Составить план не значит только утвердить последовательность сцен: сюда входит обсуждение биографий и характеров героев и отношений между ними. И тут они резко отклонились от Куртиля. Да, мальчишка, которого в начале описал Куртиль, мог стать беспринципным шпионом и бессовестным альфонсом. Но у Дюма и Маке не стал: его спасла дружба. Всех четверых спасла от превращения в мерзких типов (а у них были для этого задатки, даже у Атоса) именно она; именно тема идеальной дружбы, а не интрига, держит всю конструкцию романа.
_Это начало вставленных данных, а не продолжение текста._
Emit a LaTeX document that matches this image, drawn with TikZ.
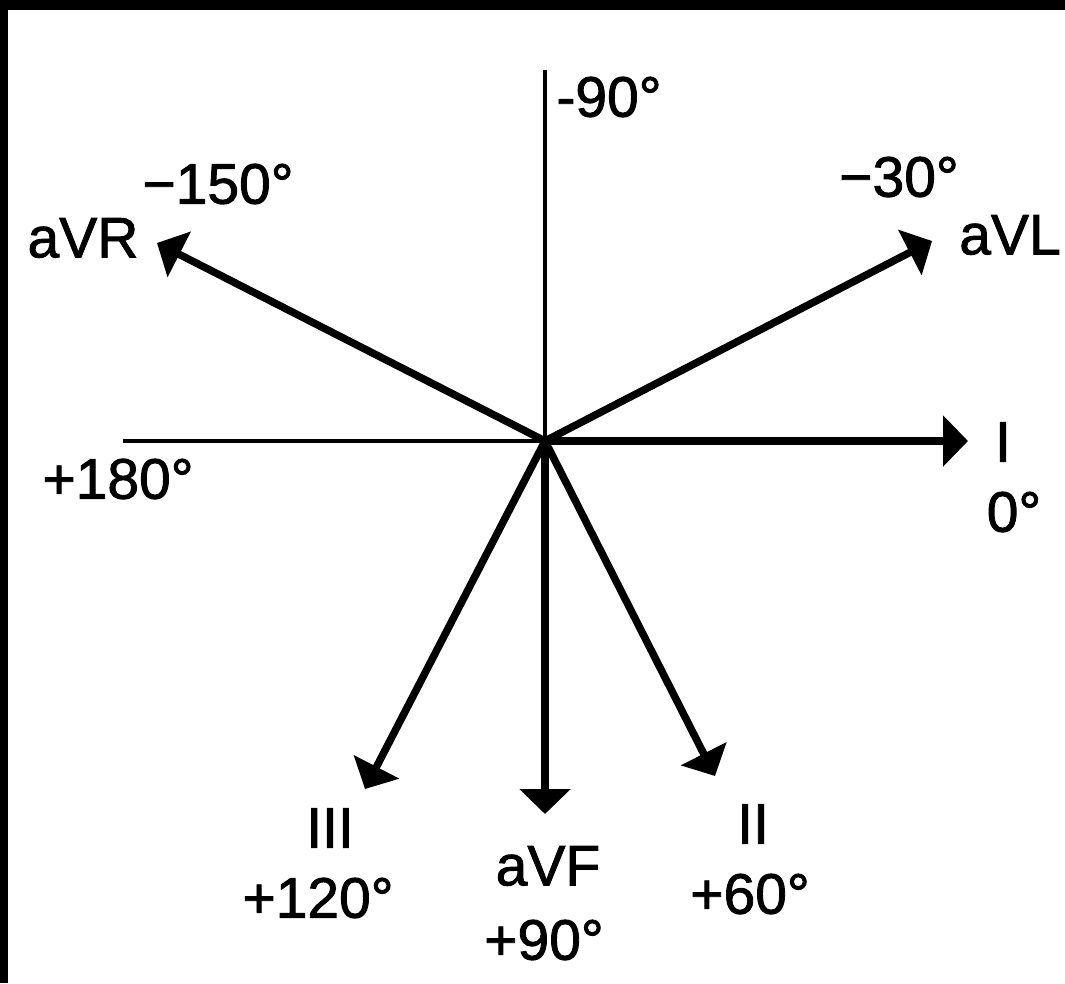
\documentclass[tikz,border=0pt]{standalone}
\usepackage{fontspec}
\setmainfont{Liberation Sans}
\newfontfamily\lblfont[FakeBold=1.5]{Liberation Sans}
\usetikzlibrary{arrows.meta}
\begin{document}
\begin{tikzpicture}[x=1pt,y=-1pt,
  lbl/.style={inner sep=0pt, anchor=center, font=\lblfont\fontsize{57}{60}\selectfont},
  axisline/.style={line width=4.5pt},
  vec/.style={line width=7.5pt, -{Triangle[length=25pt,width=50pt]}}]
\useasboundingbox (0,0) rectangle (1065,983);
\fill[white] (0,0) rectangle (1065,983);
\fill[black] (0,0) rectangle (1065,10);
\fill[black] (0,0) rectangle (8,983);
% centre and end points
\coordinate (o) at (545,441);
\coordinate (top) at (545,70);
\coordinate (left) at (123,441);
\coordinate (tI) at (968,441);
\coordinate (tL) at (932,241);
\coordinate (tR) at (157,243);
\coordinate (tII) at (715,776);
\coordinate (tIII) at (365,789);
\coordinate (tF) at (545,814);
% axes
\draw[axisline] (top) -- (o);
\draw[axisline] (left) -- (o);
% vectors
\draw[vec] (o) -- (tI);
\draw[vec] (o) -- (tL);
\draw[vec] (o) -- (tR);
\draw[vec] (o) -- (tII);
\draw[vec] (o) -- (tIII);
\draw[vec] (o) -- (tF);
% labels
\node[lbl] (m90) at (609,97) {-90°};
\node[lbl] (m150) at (218,184) {−150°};
\node[lbl] (aVR) at (83,238) {aVR};
\node[lbl] (m30) at (899,177) {−30°};
\node[lbl] (aVL) at (1010,235) {aVL};
\node[lbl] (I) at (1003,442) {I};
\node[lbl] (z) at (1014,512) {0°};
\node[lbl] (p180) at (118,479) {+180°};
\node[lbl] (III) at (330,828) {III};
\node[lbl] (p120) at (318,898) {+120°};
\node[lbl] (aVF) at (548,866) {aVF};
\node[lbl] (p90) at (544,940) {+90°};
\node[lbl] (II) at (753,824) {II};
\node[lbl] (p60) at (750,894) {+60°};
\end{tikzpicture}
\end{document}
Идею неразлучной четверки дал опять-таки Куртиль. Но о трех остальных мушкетерах у него сказано очень мало. Значительнее всего его вклад в Портоса, который при знакомстве с д’Артаньяном повел себя следующим образом: «…расхохотался, выслушав мое обращение к нему, и сказал мне, что при быстрой ходьбе обычно преодолевают большую дорогу, но, может быть, я еще не знаю, больнее всего расшибают себе ноги, как раз слишком торопясь вперед; если надо быть бравым, то для этого совсем не нужно быть задирой; обижаться же некстати — столь же позорная крайность, как и слабость, какой хотят избежать таким путем. Но раз уж я не только из его страны, но еще и его сосед, он хотел бы послужить мне наставником, а не драться со мной; однако, если мне так приспичило напороться, он предоставит мне такую возможность в самом скором времени». Набросок характера есть; у Куртиля же Маке и Дюма прочли историю с перевязью (относящуюся к другому персонажу) и решили соединить. Дальнейшее развитие характера — вопрос техники. Одни литературоведы считают, что Дюма дал ему некоторые черты своего отца, другие — что прототипом был дед Маке. Второе больше похоже на правду. Маке, как доказывает их с Дюма переписка, питал к Портосу особенное пристрастие, тщательно писал сцены с его участием, а Дюма их не правил — только восхищался.